Художник Александр Блозуб, словно в цирке, опутал пространство над сценой канатами. Но фокусы здесь показывают невеселые. По веревкам ездят ведра (чтобы залить загоревшийся кран), старые пальто, растрепанные книги. Все ходит ходуном, все сдвинулось с мест. На привязанную к веревкам доску, как на качели, усаживаются сестры, на секунду вспомнив, как это бывало раньше. Их сгоняют то ли деловая Наташа, то ли крики пьяного доктора Чебутыкина (Йожеф Варга). После он разобьет вдребезги часы -- память покойной матери и прибьет книги гвоздями к этажерке -- пропала жизнь, так пропадай все пропадом. Похожие на тревожный птичий крик монологи сестер все чаще заглушают трагические звуки фортепиано. Мужчины, деловито расхаживающие вокруг, заправив брюки в кирзовые сапоги, словно приготовились к какой-то нелегкой работе. Они не в силах не то что помочь сестрам -- даже услышать. Маленький тощий учитель Кулыгин (Ардраш Качур) без конца таскает огромный фолиант, как камень в мифе о Сизифе.

Сладкая Москва

Здесь каждый персонаж постоянно чем-то занят -- прибивает, носит, мастерит, но при ближайшем рассмотрении дело оказывается абсурдной игрой. Спектакль идет больше двух часов без антракта, но уже через час глаз перестает различать подробности на окутанной сумраком сцене.

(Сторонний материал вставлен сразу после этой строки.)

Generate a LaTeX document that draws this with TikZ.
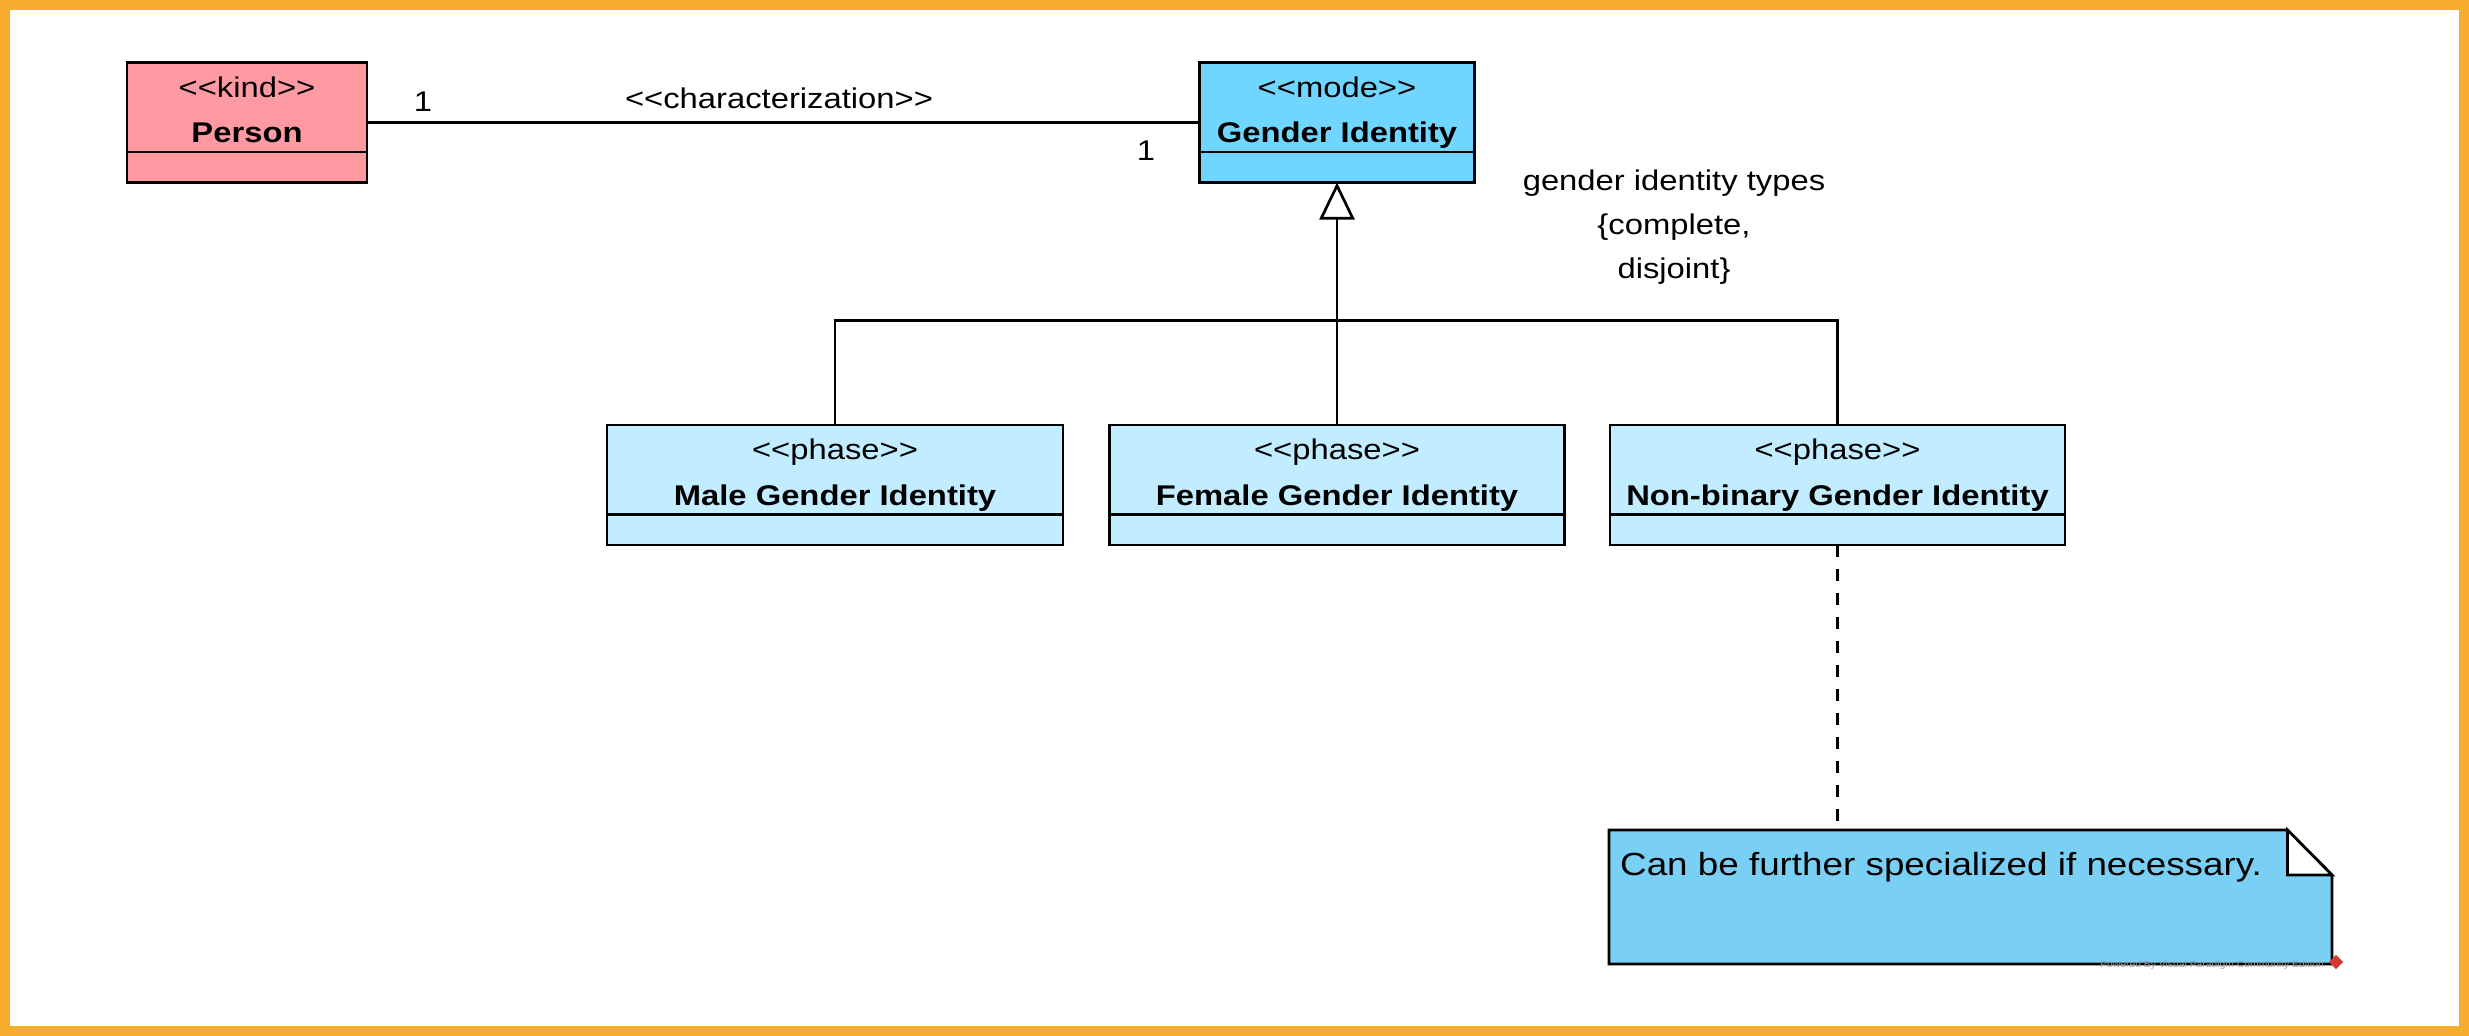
\documentclass[tikz,border=0pt]{standalone}
\usepackage{fontspec}
\setmainfont{Liberation Sans}[FakeStretch=1.15]
\usetikzlibrary{arrows.meta}
\definecolor{orangeB}{HTML}{F7AE2E}
\definecolor{personC}{HTML}{FF99A2}
\definecolor{modeC}{HTML}{70D6FF}
\definecolor{phaseC}{HTML}{C2ECFF}
\definecolor{noteC}{HTML}{7ACFF4}
\definecolor{wmC}{HTML}{9A9A9A}
\definecolor{vpred}{HTML}{D23A32}
\newcommand{\stOpen}{<\kern0pt<}
\newcommand{\stClose}{>\kern0pt>}
\newcommand{\mkUmlClass}[7]{%
  \node[umlbox, fill=#5, minimum width=#4pt, anchor=north] (#1) at (#2,#3) {};
  \draw[ln] ([yshift=-89.5pt]#1.north west) -- ([yshift=-89.5pt]#1.north east);
  \node[lbl] (#1s) at (#2,#3+34.5) {#6};
  \node[boldlbl] (#1t) at (#2,#3+80) {#7};
}
\begin{document}
\begin{tikzpicture}[x=1pt,y=-1pt,
  ln/.style={line width=2.7pt},
  umlbox/.style={draw, line width=2.7pt, rectangle, inner sep=0pt, outer sep=0pt, minimum height=120pt},
  lbl/.style={font=\fontsize{28.5}{34}\selectfont, inner sep=0pt, anchor=base},
  boldlbl/.style={font=\fontsize{28.5}{34}\selectfont\bfseries, inner sep=0pt, anchor=base},
]
\useasboundingbox (0,0) rectangle (2469,1036);
\fill[white] (0,0) rectangle (2469,1036);

% classes
\mkUmlClass{person}{247}{62.5}{240}{personC}{\stOpen kind\stClose}{Person}
\mkUmlClass{gi}{1337}{62.5}{275}{modeC}{\stOpen mode\stClose}{Gender Identity}
\mkUmlClass{male}{835}{425}{456}{phaseC}{\stOpen phase\stClose}{Male Gender Identity}
\mkUmlClass{fem}{1337}{425}{455}{phaseC}{\stOpen phase\stClose}{Female Gender Identity}
\mkUmlClass{nb}{1837.5}{425}{455}{phaseC}{\stOpen phase\stClose}{Non-binary Gender Identity}

% association
\draw[ln] (person.east) -- (gi.west);
\node[lbl] (m1) at (423,111.7) {1};
\node[lbl] (m2) at (1146,160) {1};
\node[lbl] (assoc) at (779,108.3) {\stOpen characterization\stClose};

% generalization set
\coordinate (jn) at (1337,320.5);
\draw[ln] (male.north) |- (jn) -| (nb.north);
\draw[ln] (fem.north) -- (jn);
\draw[ln, -{Triangle[fill=white, length=37pt, width=35pt]}] (jn) -- (gi.south);
\node[font=\fontsize{28.5}{44}\selectfont, inner sep=0pt, anchor=north, align=center] (gset) at (1674,169.5)
  {gender identity types\\\{complete,\\disjoint\}};

% note
\node[inner sep=0pt, outer sep=0pt, minimum width=723pt, minimum height=134pt, anchor=north west] (note) at (1609,830) {};
\fill[noteC] (note.north west) -- ([xshift=-44.5pt]note.north east) -- ([yshift=-45pt]note.north east)
  -- (note.south east) -- (note.south west) -- cycle;
\draw[ln, line join=miter] (note.north west) -- ([xshift=-44.5pt]note.north east) -- ([yshift=-45pt]note.north east)
  -- (note.south east) -- (note.south west) -- cycle;
\draw[ln, fill=white, line join=miter] ([xshift=-44.5pt]note.north east) -- ([xshift=-44.5pt,yshift=-45pt]note.north east)
  -- ([yshift=-45pt]note.north east) -- cycle;
\node[font=\fontsize{32}{38}\selectfont, inner sep=0pt, anchor=base west] (notetext) at (1620,875)
  {Can be further specialized if necessary.};
\draw[ln, dash pattern=on 12pt off 12pt] (nb.south) -- (note.north -| nb.south);

% watermark
\node[font=\fontsize{9}{11}\selectfont, text=wmC, inner sep=0pt, anchor=base east] (wm) at (2324,967)
  {Powered By Visual Paradigm Community Edition};
\node[fill=vpred, rotate=45, minimum size=10pt, inner sep=0pt] (vplogo) at (2336,962) {};

% frame
\draw[orangeB, line width=10pt] (5,5) rectangle (2464,1031);
\end{tikzpicture}
\end{document}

Смешное чаепитие в доме Прозоровых случается уже тогда, когда зритель устал. Сначала герои метко бросают кубики сахара в чашки с чаем, потом долго выклеивают оставшиеся кусочки на кирпичную стену. Но помимо этого на сцене происходит столько всего: слева -- таинственная пара смотрит видео, ловкая Наташа сбегает от мужа на свидание к Протопопову, а распоясавшийся хам Соленый задирает интеллигента Тузенбаха. Так что публика не сразу замечает очертания Кремля и сестер, разглядывающих его в лупы. И Андрея, жадно пожирающего один зубец сахарного Кремля за другим. Так гениальная, в сущности, находка (заметим, что на сцене Берегова сахарный Кремль появился несколькими годами раньше, чем в книге Сорокина) теряется среди вороха других.

Убить Соленого

Впрочем, финальную метафору этих «Трех сестер» забыть нельзя. Ее даже можно считать эпиграфом ко всему нынешнему сезону, который пройдет под знаком Чехова: в феврале весь мир будет праздновать 150-летие писателя, а весной начнется Чеховский фестиваль, целиком ему посвященный.

Дуэль Тузенбаха (Виктор Ивашкович) и Соленого (Жолт Трилл), о которой в пьесе упоминают почти шепотом, чтобы не узнала Ирина, невеста Тузенбаха, режиссер устраивает прямо на сцене. Забравшись на высокие пни, герои наводят пистолеты. Соленый, конечно же, стреляет первым. Все кидаются к раненому барону, помогая удержать пистолет и выстрелить в ответ, но тщетно: Тузенбах не может убить Соленого. Так же как дядя Ваня не может убить Серебрякова. Как три сестры не могут уехать в Москву, а Раневская -- спасти вишневый сад. И, словно осознав это, персонажи спектакля выстраиваются покорной цепочкой под дуло Соленого: висок к виску. И пристально смотрят в зал.